Though I am skeptical about the idea that any socio-political structure is capable of completely eliminating poverty and violence, we will never know what our society is capable of if we continue to provide only superficial remedies for systemic problems.

This is not, of course, a case against compassion, altruism, charity, or giving. These things are signs that we are human and value humanity, but our world needs more than cheap consumer charity. Quoting Tillie Olsen, “It is a long baptism into the seas of humankind, my daughter. Better immersion than to live untouched…Yet how will you sustain?” Jaqueline Novogratz describes the Life of Immersion, and speaks frankly about its cost. The point is not to neglect individuals for the sake of addressing systems or vice versa. The point is that on both levels, we must go deep not wide.  While I don’t have a 10 step plan for a better society, I do think a good first step is an honest look at our purposes in giving and consuming, and what we really think we are accomplishing.
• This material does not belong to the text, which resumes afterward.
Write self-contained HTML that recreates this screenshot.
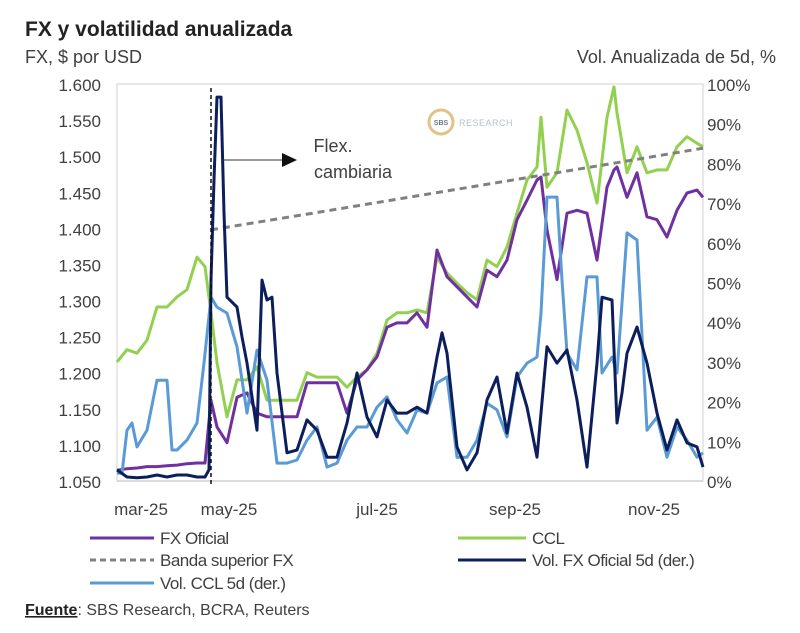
<!DOCTYPE html>
<html><head><meta charset="utf-8">
<style>
html,body{margin:0;padding:0;background:#fff;}
body{width:800px;height:628px;overflow:hidden;font-family:"Liberation Sans",sans-serif;color:#404040;}
svg text{font-family:"Liberation Sans",sans-serif;}
</style></head>
<body>
<svg id="chart" width="800" height="628" xmlns="http://www.w3.org/2000/svg">
<text x="25" y="36" font-size="21" font-weight="bold" fill="#222">FX y volatilidad anualizada</text>
<text x="25" y="63" font-size="18" fill="#404040">FX, $ por USD</text>
<text x="776" y="63" font-size="18" fill="#404040" text-anchor="end">Vol. Anualizada de 5d, %</text>
<rect x="117" y="84" width="586" height="397" fill="none" stroke="#d9d9d9" stroke-width="1.2"/>
<g id="axes"></g>
<g id="logo">
<circle cx="441" cy="122" r="12" fill="#fff" stroke="#d8b56a" stroke-width="3" opacity="0.8"/>
<text x="441" y="125" font-size="7" font-weight="bold" fill="#6b7685" text-anchor="middle">SBS</text>
<text x="459" y="126" font-size="9" fill="#b8c0c8" letter-spacing="0.5">RESEARCH</text>
</g>
<g id="series"></g>
<g>
<line x1="222" y1="160" x2="283" y2="160" stroke="#333" stroke-width="1"/>
<polygon points="282,153 297,160 282,167" fill="#111"/>
<text x="333" y="152" font-size="18" fill="#404040" text-anchor="middle">Flex.</text>
<text x="353" y="178" font-size="18" fill="#404040" text-anchor="middle">cambiaria</text>
</g>
<g id="legend" font-size="17" fill="#404040">
<g><line x1="90" y1="538" x2="154" y2="538" stroke="#7030a0" stroke-width="3"/><text x="160" y="544" letter-spacing="-0.5">FX Oficial</text></g>
<g><line x1="458" y1="538" x2="526" y2="538" stroke="#92d050" stroke-width="3"/><text x="532" y="544" letter-spacing="-0.5">CCL</text></g>
<g><line x1="90" y1="560" x2="154" y2="560" stroke="#808080" stroke-width="3" stroke-dasharray="6,4"/><text x="160" y="566" letter-spacing="-0.5">Banda superior FX</text></g>
<g><line x1="458" y1="560" x2="526" y2="560" stroke="#0c1f5c" stroke-width="3"/><text x="532" y="566" letter-spacing="-0.5">Vol. FX Oficial 5d (der.)</text></g>
<g><line x1="90" y1="583" x2="154" y2="583" stroke="#5b9bd5" stroke-width="3"/><text x="160" y="589" letter-spacing="-0.5">Vol. CCL 5d (der.)</text></g>
</g>
<text x="25" y="615" font-size="16" fill="#404040"><tspan font-weight="bold" text-decoration="underline" fill="#222">Fuente</tspan>: SBS Research, BCRA, Reuters</text>
</svg>
<script>
const leftTicks=[1.05,1.10,1.15,1.20,1.25,1.30,1.35,1.40,1.45,1.50,1.55,1.60];
const leftTickLabels=["1.050","1.100","1.150","1.200","1.250","1.300","1.350","1.400","1.450","1.500","1.550","1.600"];
const rightTicks=[0,10,20,30,40,50,60,70,80,90,100];
const monthDays=[12,56,130,199,268.5];
const monthLabels=["mar-25","may-25","jul-25","sep-25","nov-25"];
const flexDay=47;
const fxDays=[0,5,10,15,20,25,30,35,40,44,47,50,55,60,65,70,75,80,85,90,95,100,105,110,115,120,125,130,135,140,145,150,155,160,165,170,175,180,185,190,195,200,205,210,212,215,220,225,230,235,240,245,248.5,250,255,260,265,270,275,280,285,290,293];
const cclValues=[1.215,1.232,1.227,1.245,1.291,1.291,1.305,1.315,1.360,1.347,1.283,1.214,1.139,1.190,1.190,1.208,1.162,1.162,1.162,1.162,1.200,1.194,1.194,1.194,1.180,1.194,1.204,1.227,1.273,1.283,1.283,1.287,1.283,1.360,1.338,1.324,1.311,1.301,1.356,1.347,1.374,1.421,1.467,1.485,1.554,1.457,1.477,1.564,1.536,1.491,1.435,1.554,1.596,1.560,1.477,1.513,1.477,1.481,1.481,1.513,1.527,1.518,1.513];
const fxOficialValues=[1.065,1.067,1.068,1.070,1.070,1.071,1.072,1.074,1.075,1.075,1.162,1.125,1.103,1.166,1.172,1.144,1.139,1.139,1.139,1.139,1.186,1.186,1.186,1.186,1.144,1.190,1.204,1.222,1.263,1.269,1.269,1.283,1.263,1.370,1.333,1.319,1.305,1.291,1.342,1.333,1.356,1.412,1.439,1.467,1.471,1.398,1.329,1.421,1.425,1.421,1.356,1.457,1.481,1.485,1.443,1.477,1.416,1.412,1.388,1.425,1.449,1.453,1.443];
const bandDays=[47,100,150,200,250,293];
const bandValues=[1.398,1.422,1.445,1.468,1.491,1.511];
const volFxDays=[0,5,10,15,20,25,30,35,40,44,46,47,48.5,50,52,53.5,55,60,62.5,65,70,72.5,75,77.5,80,85,90,95,100,105,110,115,120,125,130,135,140,145,150,155,160,162.5,165,170,175,180,185,190,195,200,205,210,215,220,225,230,235,240,242.5,247.5,250,252.5,255,260,265,270,275,280,285,290,293];
const volFxValues=[2.8,1.0,0.8,1.0,1.5,1.0,1.5,1.5,1.0,1.0,2.8,50.6,75.8,96.7,96.7,67.5,46.3,43.8,36.3,29.7,12.8,50.6,45.6,46.3,27.2,7.1,7.8,15.4,12.8,6.0,6.0,14.6,27.2,16.1,11.1,20.4,17.1,17.1,18.6,17.1,31.2,37.3,32.2,8.6,2.8,7.1,20.4,26.2,12.1,27.2,18.6,6.0,33.8,29.7,33.0,20.4,3.5,29.7,46.3,45.6,14.6,22.2,32.2,38.8,29.7,17.1,7.8,15.4,9.6,8.6,3.5];
const volCclDays=[0,2.5,5,7.5,10,15,20,25,27.5,30,35,40,43.5,47,50,55,60,65,70,75,80,85,90,95,100,105,110,115,120,125,130,135,140,145,150,155,160,165,170,175,180,185,190,195,200,205,210,212,215,220,222.5,225,230,235,240,242.5,247.5,250,255,260,265,270,275,280,285,290,293];
const volCclValues=[2.0,2.0,12.8,14.6,8.6,12.8,25.4,25.4,7.8,7.8,10.3,14.6,29.7,46.3,43.8,42.3,33.8,17.1,33.0,25.4,4.5,4.5,5.3,10.3,13.6,3.5,4.5,10.3,13.6,13.6,18.6,21.2,15.4,12.1,17.9,17.1,24.7,26.2,6.0,6.0,10.3,19.6,17.9,11.1,26.2,29.7,31.2,42.3,71.5,71.5,50.6,32.2,28.0,51.4,51.4,27.2,31.2,27.2,62.5,60.7,12.8,16.1,6.0,13.6,10.3,6.0,7.1];

const X0=117,X1=703,Y0=481,Y1=84,DMAX=293;
function xs(d){return X0+(d/DMAX)*(X1-X0);}
function yl(v){return Y0-(v-1.05)/(0.55)*(Y0-Y1);}
function yr(v){return Y0-(v/100)*(Y0-Y1);}
const NS="http://www.w3.org/2000/svg";
const axes=document.getElementById('axes');
const series=document.getElementById('series');
function mk(tag,attrs,parent){const e=document.createElementNS(NS,tag);for(const k in attrs)e.setAttribute(k,attrs[k]);parent.appendChild(e);return e;}

leftTicks.forEach((v,i)=>{
  const t=mk('text',{x:101,y:yl(v)+7,'font-size':17,fill:'#404040','text-anchor':'end'},axes);
  t.textContent=leftTickLabels[i];
  
  
});
rightTicks.forEach(v=>{
  const t=mk('text',{x:707,y:yr(v)+7,'font-size':17,fill:'#404040'},axes);
  t.textContent=v+'%';
  
  
});
monthDays.forEach((d,i)=>{
  const t=mk('text',{x:xs(d),y:515,'font-size':17,fill:'#404040','text-anchor':'middle'},axes);
  t.textContent=monthLabels[i];
  
  
});
const ax=mk('line',{x1:X0,y1:Y0,x2:X1,y2:Y0,stroke:'#bfbfbf','stroke-width':1},axes);



function path(days,vals,yf,color,name,dash){
  const d=days.map((dd,i)=>(i?'L':'M')+xs(dd).toFixed(1)+','+yf(vals[i]).toFixed(1)).join(' ');
  const p=mk('path',{d:d,fill:'none',stroke:color,'stroke-width':3,'stroke-linejoin':'round'},series);
  if(dash)p.setAttribute('stroke-dasharray',dash);
  
  
}
path(fxDays,cclValues,yl,'#92d050','ccl-line');
path(fxDays,fxOficialValues,yl,'#7030a0','fx-oficial-line');
path(bandDays,bandValues,yl,'#808080','banda-superior-line','7,5');
path(volCclDays,volCclValues,yr,'#5b9bd5','vol-ccl-line');
path(volFxDays,volFxValues,yr,'#0c1f5c','vol-fx-oficial-line');
const fl=mk('line',{x1:xs(flexDay),y1:88,x2:xs(flexDay),y2:Y0+4,stroke:'#111','stroke-width':1.5,'stroke-dasharray':'4,3'},series);


</script>
</body></html>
As Oscar Wilde writes, “It is much more easy to have sympathy with suffering than it is to have sympathy with thought.” Furthermore, let’s become better listeners. Let’s try to understand what is really needed and think more about the real causes of the problems we are trying to fix. If we cease to let our gnawing sense of injustice be pacified by token shallow efforts, then perhaps we stand a chance to initiate something radical. Perhaps something will actually have to change. Perhaps we will actually change.